Today I ran into an interesting problem that I thought I'd share here to save the next developer that ends up in the same situation a whole lot of trouble. I have been running PHP5 as a FastCGI module on a Windows IIS server, and I recently installed the Aspell library and enabled the pspell extension in my php.ini file. I also installed the English Aspell dictionary. But when I went to use pspell, I was getting ambiguous errors that would terminate script execution without warning.

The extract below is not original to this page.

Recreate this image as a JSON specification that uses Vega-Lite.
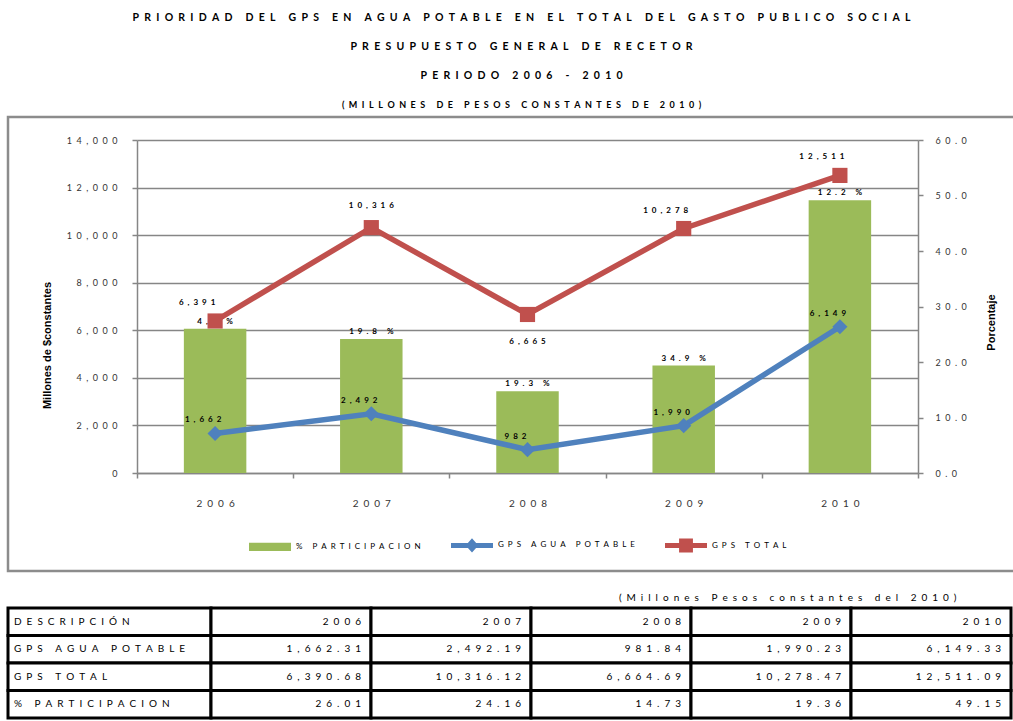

So I started to break things down, and came to the conclusion that the following code successfully executed its first line, but broke on the last line with the call to pspell_new_config:
<?php
$pspell_config = pspell_config_create('en');
$pspell_link = pspell_new_config($pspell_config);
?>
This returned a FastCGI error in the browser, with error number -2147467259 (0x80004005). By luck, I happened to think to try the same script via the command line, which gave a much more descriptive error. What happened was that the dictionary installer created the *.dat files in the Aspell\data directory using the Windows standard CRLF "\r\n" instead of the UNIX standard "\n" for line feeds. By changing these all back to the UNIX standard, everything worked. It's apparently very touchy about these line feeds, so if you're wracking your brain over why pspell_new_config is breaking your scripts and you're using a Windows server, start by ensuring that there aren't any extraneous "\r" characters in your dictionary files.